A NFP - coalizão de socialistas, comunistas, ambientalistas e integrantes da esquerda radical - venceu as eleições, mas, quase dois meses depois, Macron nomeou Barnier, ex-negociador europeu para o Brexit, como primeiro-ministro, em nome da "estabilidade".
Barnier só conseguiu o apoio da aliança de centro-direita de Macron e de seu próprio partido conservador, Os Republicanos (LR), o que significa que a sobrevivência de seu governo dependia da líder de extrema direita Marine Le Pen, que finalmente decidiu pela queda.
A negociação dos orçamentos para 2025 foi o gatilho da moção de censura. Apesar de várias concessões obtidas, Le Pen estabeleceu como limite que o governo desistisse de adiar parte da revalorização das pensões de janeiro para julho, em vão.
- "Ficção política" -
Com um orçamento concentrado na redução do gasto público e no aumento temporário dos impostos para grandes empresas, o governo pretendia reduzir o déficit (projetado para 6,1% do PIB em 2024) e a dívida pública (112% do PIB no final de junho).
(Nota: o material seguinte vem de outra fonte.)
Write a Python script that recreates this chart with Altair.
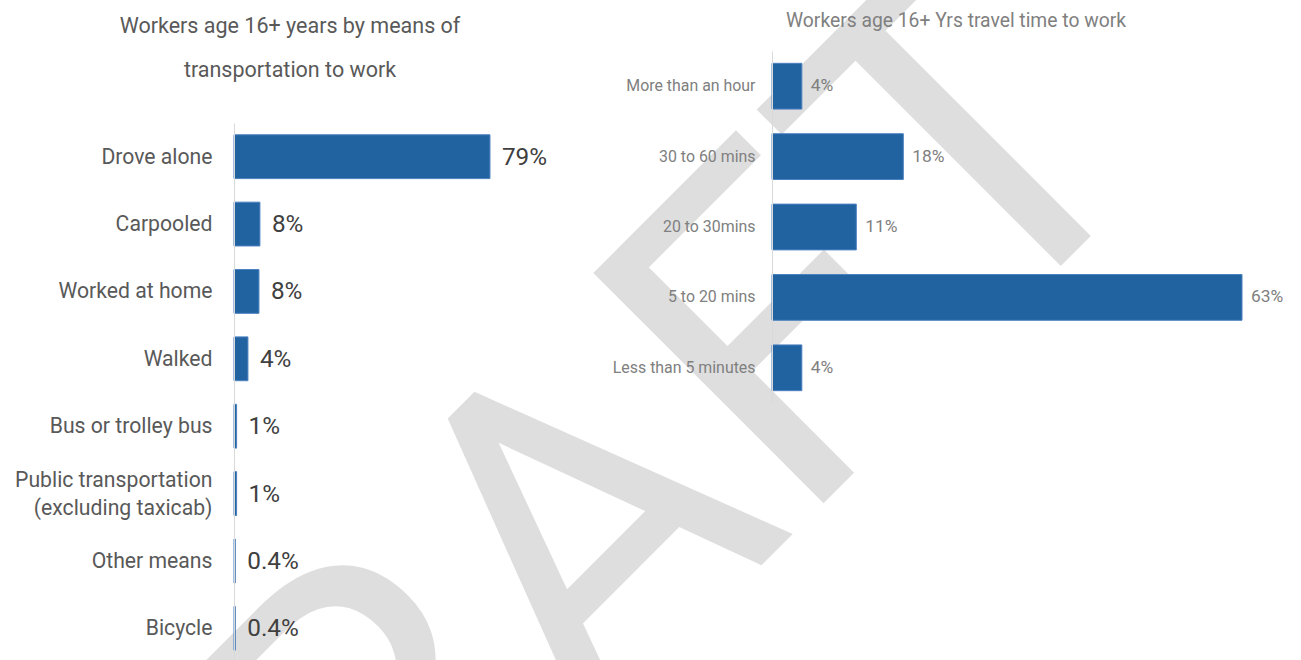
import altair as alt
import pandas as pd

# ---------------- data ----------------
modes = [
    "Drove alone",
    "Carpooled",
    "Worked at home",
    "Walked",
    "Bus or trolley bus",
    "Public transportation|(excluding taxicab)",
    "Other means",
    "Bicycle",
]
mode_values = [79, 8, 7.7, 4.3, 0.8, 0.8, 0.4, 0.4]
mode_labels = ["79%", "8%", "8%", "4%", "1%", "1%", "0.4%", "0.4%"]

times = [
    "More than an hour",
    "30 to 60 mins",
    "20 to 30mins",
    "5 to 20 mins",
    "Less than 5 minutes",
]
time_values = [4, 17.6, 11.3, 63, 4]
time_labels = ["4%", "18%", "11%", "63%", "4%"]

title_left = ["Workers age 16+ years by means of", "transportation to work"]
title_right = "Workers age 16+ Yrs travel time to work"
watermark = "DRAFT"

# ---------------- style ----------------
FONT = "Roboto"
BAR = "#2162a0"
BAR_EDGE = "#4b80c0"

left_df = pd.DataFrame({"mode": modes, "pct": mode_values, "label": mode_labels})
right_df = pd.DataFrame({"time": times, "pct": time_values, "label": time_labels})
one = pd.DataFrame({"k": [0]})

# watermark (behind everything)
wm = alt.Chart(one).mark_text(
    text=watermark, font=FONT, fontSize=458, angle=315,
    align="center", baseline="middle", color="#dedede",
).encode(x=alt.value(576), y=alt.value(557))

# titles
t_left = alt.Chart(one).mark_text(
    text=title_left, font=FONT, fontSize=21.5, lineHeight=44,
    align="center", baseline="alphabetic", color="#595959",
).encode(x=alt.value(290), y=alt.value(33))

t_right = alt.Chart(one).mark_text(
    text=title_right, font=FONT, fontSize=19.3,
    align="center", baseline="alphabetic", color="#808080",
).encode(x=alt.value(956), y=alt.value(27))

# left panel
xL = alt.X("pct:Q", scale=alt.Scale(domain=[0, 100], range=[234, 558], nice=False), axis=None)
yL = alt.Y(
    "mode:N", sort=modes,
    scale=alt.Scale(range=[123, 662], paddingInner=0.35, paddingOuter=0.175),
    axis=alt.Axis(
        orient="left", offset=-234, title=None, ticks=False, grid=False,
        domainColor="#d9d9d9", domainWidth=1, zindex=1,
        labelFont=FONT, labelFontSize=21.2, labelColor="#595959",
        labelPadding=22, labelLineHeight=28, labelLimit=500,
        labelExpr="split(datum.label, '|')",
        labelOffset={"condition": {"test": "indexof(datum.value, '|') >= 0", "value": -13}, "value": 1},
    ),
)
barsL = alt.Chart(left_df).mark_bar(color=BAR, stroke=BAR_EDGE, strokeWidth=1).encode(x=xL, y=yL)
textL = alt.Chart(left_df).mark_text(
    align="left", baseline="middle", dx=12, dy=1, font=FONT, fontSize=24.3, color="#404040"
).encode(x=xL, y=yL, text="label:N")
left = alt.layer(barsL, textL)

# right panel
xR = alt.X("pct:Q", scale=alt.Scale(domain=[0, 63], range=[772, 1242], nice=False), axis=None)
yR = alt.Y(
    "time:N", sort=times,
    scale=alt.Scale(range=[51, 403], paddingInner=0.35, paddingOuter=0.175),
    axis=alt.Axis(
        orient="left", offset=-772, title=None, ticks=False, grid=False,
        domainColor="#d9d9d9", domainWidth=1, zindex=1,
        labelFont=FONT, labelFontSize=15.9, labelColor="#808080",
        labelPadding=17, labelLimit=500,
    ),
)
barsR = alt.Chart(right_df).mark_bar(color=BAR, stroke=BAR_EDGE, strokeWidth=1).encode(x=xR, y=yR)
textR = alt.Chart(right_df).mark_text(
    align="left", baseline="middle", dx=9, font=FONT, fontSize=17.4, color="#808080"
).encode(x=xR, y=yR, text="label:N")
right = alt.layer(barsR, textR)

chart = (
    alt.layer(wm, t_left, t_right, left, right)
    .resolve_scale(x="independent", y="independent")
    .properties(
        width=1301, height=660, padding=0,
        autosize=alt.AutoSizeParams(type="none"),
        background="white",
    )
    .configure_view(stroke=None)
)

chart.save("out.html", embed_options={"renderer": "svg", "actions": False})
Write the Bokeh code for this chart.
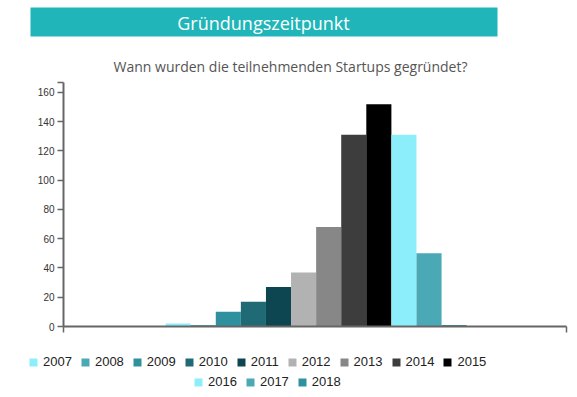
from bokeh.plotting import figure
from bokeh.models import (ColumnDataSource, Legend, LegendItem, Label, FixedTicker,
                          Range1d, BoxAnnotation)
from bokeh.layouts import column
from bokeh.embed import file_html
from bokeh.resources import INLINE

# ---- data ----
years = ["2007", "2008", "2009", "2010", "2011", "2012", "2013", "2014", "2015", "2016", "2017", "2018"]
counts = [2, 1, 10, 17, 27, 37, 68, 131, 152, 131, 50, 1]
colors = ["#8ceefb", "#4ba9b6", "#2f919e", "#1f6a75", "#0d4550", "#b2b2b2", "#878787",
          "#3d3d3d", "#000000", "#8ceefb", "#4ba9b6", "#2f919e"]
y_ticks = [0, 20, 40, 60, 80, 100, 120, 140, 160]
title_text = "Gründungszeitpunkt"
subtitle_text = "Wann wurden die teilnehmenden Startups gegründet?"

W = 575
x_start, x_end = -4.57, 15.48
y_end = 166.8

pos = list(range(len(years)))
src = ColumnDataSource(dict(x=pos, top=counts, color=colors, year=years))

# ---- header figure (banner + subtitle) ----
TOP_H = 76
top = figure(width=W, height=TOP_H, output_backend="svg", toolbar_location=None,
             x_range=Range1d(0, W), y_range=Range1d(TOP_H, 0),
             x_axis_type=None, y_axis_type=None, min_border=0, frame_align=False)
top.outline_line_color = None
top.xgrid.visible = False
top.ygrid.visible = False
top.add_layout(BoxAnnotation(left=30, right=497, top=7, bottom=36,
                             fill_color="#20b6b9", fill_alpha=1, line_color=None))
top.add_layout(Label(x=263, y=22, text=title_text, text_align="center",
                     text_baseline="middle", text_font="Open Sans",
                     text_font_size="18px", text_color="white"))
top.add_layout(Label(x=290, y=66, text=subtitle_text, text_align="center",
                     text_baseline="middle", text_font="Open Sans",
                     text_font_size="14px", text_color="#555555"))

# ---- main chart ----
p = figure(width=W, height=264, output_backend="svg", toolbar_location=None,
           x_range=Range1d(x_start, x_end), y_range=Range1d(0, y_end),
           min_border_left=63, min_border_right=W - 566, min_border_top=6,
           min_border_bottom=14, frame_align=False)
p.outline_line_color = None
p.xgrid.visible = False
p.ygrid.visible = False

r = p.vbar(x="x", top="top", width=1, fill_color="color", line_color=None, source=src)

axis_col = "#666666"
ya = p.yaxis[0]
ya.ticker = FixedTicker(ticks=y_ticks + [y_end])
ya.major_label_overrides = {y_end: ""}
ya.axis_line_color = axis_col
ya.axis_line_width = 2
ya.major_tick_line_color = axis_col
ya.major_tick_line_width = 1.5
ya.major_tick_out = 6
ya.major_tick_in = 0
ya.minor_tick_line_color = None
ya.major_label_text_font = "Liberation Sans"
ya.major_label_text_font_size = "10px"
ya.major_label_text_color = "#333333"
ya.major_label_standoff = 3

xa = p.xaxis[0]
xa.ticker = FixedTicker(ticks=[x_start, x_end])
xa.major_label_overrides = {x_start: "", x_end: ""}
xa.axis_line_color = axis_col
xa.axis_line_width = 2
xa.major_tick_line_color = axis_col
xa.major_tick_line_width = 1.5
xa.major_tick_out = 6
xa.major_tick_in = 0
xa.minor_tick_line_color = None
xa.major_label_text_font_size = "1px"

# ---- legend figure ----
BOT_H = 55
bot = figure(width=W, height=BOT_H, output_backend="svg", toolbar_location=None,
             x_range=Range1d(0, 1), y_range=Range1d(1000, 1001),
             x_axis_type=None, y_axis_type=None, min_border=0, frame_align=False)
bot.outline_line_color = None
bot.xgrid.visible = False
bot.ygrid.visible = False
r2 = bot.vbar(x="x", top="top", width=1, fill_color="color", line_color=None, source=src)


def make_legend(idx, loc):
    items = [LegendItem(label=years[i], renderers=[r2], index=i) for i in idx]
    return Legend(items=items, orientation="horizontal", location=loc,
                  border_line_color=None, background_fill_alpha=0,
                  label_text_font="Liberation Sans", label_text_font_size="13px",
                  label_text_color="#222222", glyph_width=10, glyph_height=10,
                  label_standoff=5, spacing=8, padding=0, margin=0, label_height=14)


bot.add_layout(make_legend(range(0, 9), (28, 26)))
bot.add_layout(make_legend(range(9, 12), (193, 6)))

layout = column(top, p, bot, spacing=0)
open("out.html", "w").write(file_html(layout, INLINE))
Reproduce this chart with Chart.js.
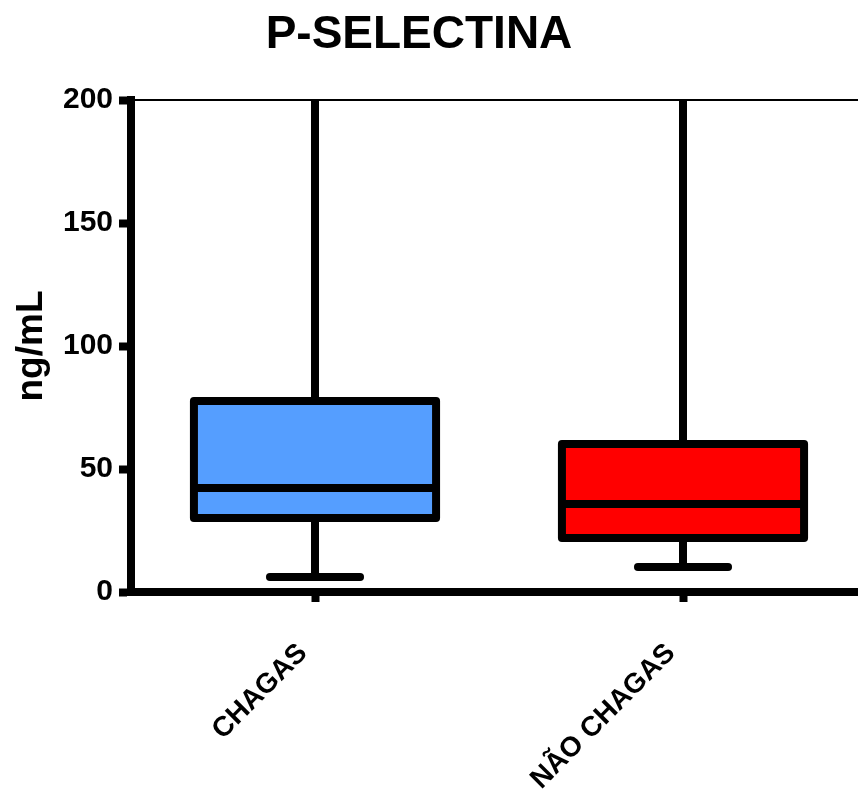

Barnier se defendeu e afirmou que modificou seu projeto depois que o governo "ouviu todos". Ele acusou Le Pen de entrar em "uma espécie de disputa", com reivindicações sem fim.
Além do orçamento, os partidos jogam suas cartas para 2027, quando os franceses terão que votar para escolher o sucessor de Macron, que chegou ao poder em 2017 e não pode ser reeleito após completar seu segundo mandato.
No momento em que a maioria dos franceses considera Macron o responsável pela situação atual e com sua popularidade em baixa, cada vez mais vozes pedem a renúncia do chefe de Estado para superar a crise, uma opção que o presidente chamou na terça-feira de "ficção política".
Le Pen aparece em uma posição de destaque nas pesquisas para chegar à Presidência, mas a Justiça pode frustrar o sonho da líder de extrema direita se, em 31 de março, decidir inabilitá-la de atividades políticas por cinco anos, como solicitou o Ministério Público em um caso de desvio de fundos europeus.